Leave out the pictures, and write out exactly the lines from the beginning of the material to the line holding "const shareTicks = [0, 100];", that line included, and nothing else.

Collected material
<<<<
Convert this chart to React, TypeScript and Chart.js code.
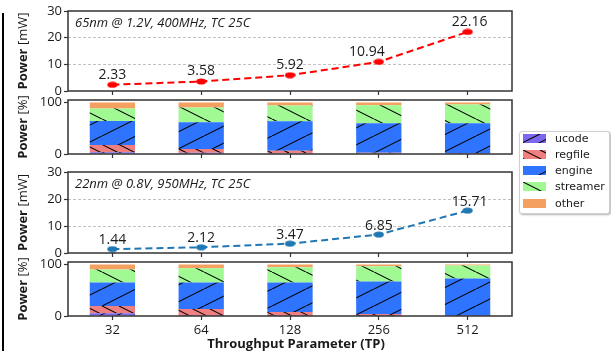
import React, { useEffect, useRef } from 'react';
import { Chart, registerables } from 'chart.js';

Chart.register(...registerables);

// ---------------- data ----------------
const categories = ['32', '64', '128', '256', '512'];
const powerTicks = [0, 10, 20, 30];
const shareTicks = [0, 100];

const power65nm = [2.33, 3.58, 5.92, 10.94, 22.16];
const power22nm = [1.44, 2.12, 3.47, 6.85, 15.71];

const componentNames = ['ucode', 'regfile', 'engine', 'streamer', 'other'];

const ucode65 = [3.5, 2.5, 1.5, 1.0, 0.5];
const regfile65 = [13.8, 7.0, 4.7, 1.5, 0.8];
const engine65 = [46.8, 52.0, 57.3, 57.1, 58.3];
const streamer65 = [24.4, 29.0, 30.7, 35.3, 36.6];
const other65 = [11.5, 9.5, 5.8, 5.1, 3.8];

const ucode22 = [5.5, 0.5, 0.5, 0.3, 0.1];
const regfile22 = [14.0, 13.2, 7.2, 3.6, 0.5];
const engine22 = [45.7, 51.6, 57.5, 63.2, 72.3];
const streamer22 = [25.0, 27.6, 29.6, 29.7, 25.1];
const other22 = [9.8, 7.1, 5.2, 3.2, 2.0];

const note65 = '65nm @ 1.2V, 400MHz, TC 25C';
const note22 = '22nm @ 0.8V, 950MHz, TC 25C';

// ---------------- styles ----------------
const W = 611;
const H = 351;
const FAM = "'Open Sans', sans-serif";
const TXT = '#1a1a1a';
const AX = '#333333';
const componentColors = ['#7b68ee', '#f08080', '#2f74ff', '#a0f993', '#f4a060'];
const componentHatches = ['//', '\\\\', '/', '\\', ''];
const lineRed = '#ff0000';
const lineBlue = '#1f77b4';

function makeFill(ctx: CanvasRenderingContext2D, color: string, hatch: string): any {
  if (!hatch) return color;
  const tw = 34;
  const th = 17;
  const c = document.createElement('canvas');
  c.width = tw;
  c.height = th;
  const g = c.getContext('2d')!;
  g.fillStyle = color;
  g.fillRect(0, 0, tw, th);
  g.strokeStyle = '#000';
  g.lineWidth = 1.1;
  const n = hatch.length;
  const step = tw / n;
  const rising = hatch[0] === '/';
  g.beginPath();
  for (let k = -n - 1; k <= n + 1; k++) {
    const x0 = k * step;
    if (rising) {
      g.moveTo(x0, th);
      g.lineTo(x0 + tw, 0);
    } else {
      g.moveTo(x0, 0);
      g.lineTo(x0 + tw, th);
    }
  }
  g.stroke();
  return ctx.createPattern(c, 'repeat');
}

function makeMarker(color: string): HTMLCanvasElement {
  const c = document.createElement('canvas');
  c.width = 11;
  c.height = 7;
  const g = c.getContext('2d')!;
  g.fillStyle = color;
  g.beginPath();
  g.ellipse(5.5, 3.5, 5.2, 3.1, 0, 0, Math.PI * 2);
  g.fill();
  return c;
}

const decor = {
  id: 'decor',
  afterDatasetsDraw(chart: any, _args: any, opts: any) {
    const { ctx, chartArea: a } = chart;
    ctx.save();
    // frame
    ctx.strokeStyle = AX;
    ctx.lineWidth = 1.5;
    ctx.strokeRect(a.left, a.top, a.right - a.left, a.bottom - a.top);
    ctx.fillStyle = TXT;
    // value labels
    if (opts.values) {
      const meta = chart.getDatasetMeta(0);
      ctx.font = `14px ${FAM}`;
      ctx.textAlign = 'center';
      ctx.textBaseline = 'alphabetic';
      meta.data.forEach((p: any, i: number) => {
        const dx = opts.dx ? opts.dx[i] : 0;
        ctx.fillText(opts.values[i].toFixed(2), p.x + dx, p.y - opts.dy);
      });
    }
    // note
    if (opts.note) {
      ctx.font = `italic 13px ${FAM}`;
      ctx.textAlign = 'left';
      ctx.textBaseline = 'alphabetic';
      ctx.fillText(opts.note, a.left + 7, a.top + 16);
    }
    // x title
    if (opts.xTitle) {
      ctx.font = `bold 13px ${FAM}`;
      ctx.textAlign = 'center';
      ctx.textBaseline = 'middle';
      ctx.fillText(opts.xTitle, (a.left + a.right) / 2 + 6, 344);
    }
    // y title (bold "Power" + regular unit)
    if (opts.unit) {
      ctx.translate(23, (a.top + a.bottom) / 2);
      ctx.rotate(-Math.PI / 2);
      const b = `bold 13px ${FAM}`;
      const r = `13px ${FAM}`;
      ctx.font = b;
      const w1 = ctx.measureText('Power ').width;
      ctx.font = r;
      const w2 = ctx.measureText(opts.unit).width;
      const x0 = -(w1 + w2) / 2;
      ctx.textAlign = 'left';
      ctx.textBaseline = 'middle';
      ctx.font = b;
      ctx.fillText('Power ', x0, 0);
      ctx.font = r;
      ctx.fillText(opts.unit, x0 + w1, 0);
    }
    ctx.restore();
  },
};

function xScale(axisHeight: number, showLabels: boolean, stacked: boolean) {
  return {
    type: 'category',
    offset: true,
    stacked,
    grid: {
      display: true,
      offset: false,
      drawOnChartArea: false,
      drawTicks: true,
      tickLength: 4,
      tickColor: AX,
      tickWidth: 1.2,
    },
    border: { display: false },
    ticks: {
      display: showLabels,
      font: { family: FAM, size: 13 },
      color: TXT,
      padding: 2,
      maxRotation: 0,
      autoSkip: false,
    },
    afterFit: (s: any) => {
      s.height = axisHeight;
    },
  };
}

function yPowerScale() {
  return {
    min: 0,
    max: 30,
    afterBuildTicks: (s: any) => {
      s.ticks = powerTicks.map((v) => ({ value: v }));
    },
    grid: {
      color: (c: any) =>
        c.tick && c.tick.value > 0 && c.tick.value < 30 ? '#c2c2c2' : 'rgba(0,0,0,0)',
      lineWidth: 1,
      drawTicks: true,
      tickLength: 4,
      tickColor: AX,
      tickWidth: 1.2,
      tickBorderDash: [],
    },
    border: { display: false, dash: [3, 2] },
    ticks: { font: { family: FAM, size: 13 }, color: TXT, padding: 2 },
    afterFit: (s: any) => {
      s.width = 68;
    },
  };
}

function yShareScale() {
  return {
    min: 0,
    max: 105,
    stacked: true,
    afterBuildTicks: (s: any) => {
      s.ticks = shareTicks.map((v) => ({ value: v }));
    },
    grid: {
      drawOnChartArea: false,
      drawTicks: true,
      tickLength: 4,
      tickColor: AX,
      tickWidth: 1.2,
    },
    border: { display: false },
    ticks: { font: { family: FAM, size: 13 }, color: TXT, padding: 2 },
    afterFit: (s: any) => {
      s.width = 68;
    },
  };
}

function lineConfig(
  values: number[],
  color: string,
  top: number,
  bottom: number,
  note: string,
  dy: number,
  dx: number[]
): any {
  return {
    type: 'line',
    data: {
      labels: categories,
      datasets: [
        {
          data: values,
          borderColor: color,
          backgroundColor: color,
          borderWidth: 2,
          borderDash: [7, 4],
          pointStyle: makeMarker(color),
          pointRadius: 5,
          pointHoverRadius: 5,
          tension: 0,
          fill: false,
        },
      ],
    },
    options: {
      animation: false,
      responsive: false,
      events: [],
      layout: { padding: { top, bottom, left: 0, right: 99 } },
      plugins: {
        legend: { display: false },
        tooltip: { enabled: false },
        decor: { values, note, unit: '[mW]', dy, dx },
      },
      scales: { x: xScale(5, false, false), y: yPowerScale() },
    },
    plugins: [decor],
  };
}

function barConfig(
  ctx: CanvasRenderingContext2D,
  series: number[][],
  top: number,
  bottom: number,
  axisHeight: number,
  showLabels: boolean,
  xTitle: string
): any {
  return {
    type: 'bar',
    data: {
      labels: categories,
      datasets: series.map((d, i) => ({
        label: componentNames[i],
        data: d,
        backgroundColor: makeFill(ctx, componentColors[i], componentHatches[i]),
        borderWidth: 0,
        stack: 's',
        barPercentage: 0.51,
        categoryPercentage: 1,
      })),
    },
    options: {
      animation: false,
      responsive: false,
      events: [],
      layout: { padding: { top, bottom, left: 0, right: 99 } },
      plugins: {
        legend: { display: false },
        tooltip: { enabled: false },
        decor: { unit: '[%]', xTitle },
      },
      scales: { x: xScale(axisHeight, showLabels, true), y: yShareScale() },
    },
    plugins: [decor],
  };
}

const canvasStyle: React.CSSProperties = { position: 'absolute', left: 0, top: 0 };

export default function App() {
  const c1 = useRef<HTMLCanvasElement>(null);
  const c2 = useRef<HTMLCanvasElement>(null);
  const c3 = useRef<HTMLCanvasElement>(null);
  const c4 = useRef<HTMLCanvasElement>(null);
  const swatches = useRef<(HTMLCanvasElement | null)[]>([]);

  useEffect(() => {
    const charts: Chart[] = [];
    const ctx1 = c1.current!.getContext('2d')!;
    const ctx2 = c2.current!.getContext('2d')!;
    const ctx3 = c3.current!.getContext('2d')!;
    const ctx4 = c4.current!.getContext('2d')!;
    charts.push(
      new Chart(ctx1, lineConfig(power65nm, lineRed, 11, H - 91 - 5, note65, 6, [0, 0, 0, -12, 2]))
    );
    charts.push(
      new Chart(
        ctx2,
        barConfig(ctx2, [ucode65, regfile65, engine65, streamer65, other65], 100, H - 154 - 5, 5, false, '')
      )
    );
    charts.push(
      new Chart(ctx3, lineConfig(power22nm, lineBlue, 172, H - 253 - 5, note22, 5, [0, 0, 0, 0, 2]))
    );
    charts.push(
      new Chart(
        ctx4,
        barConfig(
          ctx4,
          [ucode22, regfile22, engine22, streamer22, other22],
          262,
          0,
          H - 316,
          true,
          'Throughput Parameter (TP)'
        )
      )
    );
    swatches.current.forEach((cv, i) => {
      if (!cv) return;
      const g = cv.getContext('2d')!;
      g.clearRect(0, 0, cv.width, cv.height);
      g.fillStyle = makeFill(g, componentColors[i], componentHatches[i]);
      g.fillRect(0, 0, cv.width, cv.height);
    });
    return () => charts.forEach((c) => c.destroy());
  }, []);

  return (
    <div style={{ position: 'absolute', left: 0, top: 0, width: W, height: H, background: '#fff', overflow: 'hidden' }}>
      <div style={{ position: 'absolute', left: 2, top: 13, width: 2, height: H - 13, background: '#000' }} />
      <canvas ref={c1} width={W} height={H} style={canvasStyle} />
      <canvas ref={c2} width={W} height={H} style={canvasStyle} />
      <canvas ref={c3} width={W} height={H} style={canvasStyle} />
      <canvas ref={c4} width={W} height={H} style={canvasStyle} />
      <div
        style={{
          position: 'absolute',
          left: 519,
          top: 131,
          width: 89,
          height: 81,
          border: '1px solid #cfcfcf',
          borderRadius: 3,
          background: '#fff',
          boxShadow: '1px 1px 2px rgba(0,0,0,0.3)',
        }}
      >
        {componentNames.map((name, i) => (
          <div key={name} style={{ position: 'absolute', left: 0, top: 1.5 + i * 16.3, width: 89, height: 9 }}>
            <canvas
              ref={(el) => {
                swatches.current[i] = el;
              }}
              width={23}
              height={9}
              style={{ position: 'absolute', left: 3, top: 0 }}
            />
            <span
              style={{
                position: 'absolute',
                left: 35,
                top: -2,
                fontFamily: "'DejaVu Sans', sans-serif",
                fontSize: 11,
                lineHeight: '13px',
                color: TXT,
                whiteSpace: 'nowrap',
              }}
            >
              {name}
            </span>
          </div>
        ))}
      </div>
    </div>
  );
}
>>>>
Answer in full
Convert this chart to React, TypeScript and Chart.js code.
import React, { useEffect, useRef } from 'react';
import { Chart, registerables } from 'chart.js';

Chart.register(...registerables);

// ---------------- data ----------------
const categories = ['32', '64', '128', '256', '512'];
const powerTicks = [0, 10, 20, 30];
const shareTicks = [0, 100];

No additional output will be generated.